足湯は、ホタテ貝殻の抗菌作用を活用した循環ろ過式の沸かし湯です。利用料無料で、冬季でも利用可能です。ガラス窓なので、足湯に浸かりながら丘の風景を楽しむことができます。
「恋の町札幌」石原裕次郎記念碑
クラーク像の近くに建つ歌碑は、故石原裕次郎の大ヒット曲「恋の町札幌」を記念したもので、1991年(平成3年)6月6日に建立されました。譜面と歌詞が刻まれていて、上端両脇には2人の銅像が掲げられています。一人は当然、故石原裕次郎。ではもうひとりは?作詞作曲を担当した故浜口庫之助だそうです。
鳴らしてみよう「旅立ちの鐘」
クラークチャペルの塔屋の鐘は決まった時刻に自動的に鳴りますが、自分で鐘を鳴らすこともできます。それが、「札幌ブランバーチ・チャペル」側の角に建つ「旅立ちの鐘」。

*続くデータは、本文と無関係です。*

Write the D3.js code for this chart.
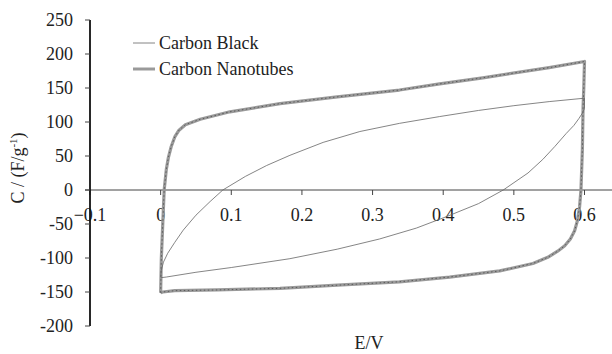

高さ約5メートルの赤いトンガリ屋根が目印のこの鐘は、自分で鳴らすことも可能です。でも実は、先述した「大志の誓い」を書いた後にクラーク像の台座に投函する前に立ち寄って紐を引っ張るのが正しいそうで。
実は裏手の芝生が穴場。ラベンダー畑も誕生
実はあまり知られていませんが、レストハウス裏手には芝生広場が広がっています。2005年(平成17年)、ここにおかむらさき種1,500株を植えたラベンダー畑が造成されています。7月にはラベンダーも見ることができるんですよ。
冬もイベント開催
さっぽろ羊ヶ丘展望台は冬もお楽しみポイントがあります。「羊ヶ丘スノーパーク」と題する冬季アクティビティイベントが開催されています。チューブそりすべり、かまくら、ミニ雪だるま制作、歩くスキーなどが体験できます。
さっぽろ羊ヶ丘展望台へのアクセス
羊ヶ丘展望台は365日、9時~17時で営業しています(各施設は異なる場合あり)。入場料は530円、小中学生300円(いずれも税込み)、未就学児無料。2007年にスタートした年間パスポートは1,000円(税込み、+レストランのジンギスカンが10%OFF)なので、年間2回以上訪れる際はこれがお得です。
▼展望台ゲート
羊ヶ丘展望台へは徒歩でも自家用車でも、道道に面する入場ゲートで入場料の徴収があります。その後、カーブの続く道を数百メートル進み、駐車場に至ります。
▼路線バス降車専用バス停と詰所
路線バス(北海道中央バス)は札幌駅、福住駅などから羊ヶ丘展望台行きの路線が存在します。路線バスは展望台駐車場まで入りますので、終点の降車専用バス停にある詰所で入場料を支払うことになっています(以前は入場ゲートにスタッフが乗り込んで各々が支払いをしていた)。
見どころいっぱいのさっぽろ羊ヶ丘展望台。道外の方は北海道離れした風景を楽しみ、道民や札幌市民は地元の観光地を改めて知るべく訪れてみるのはいかがですか?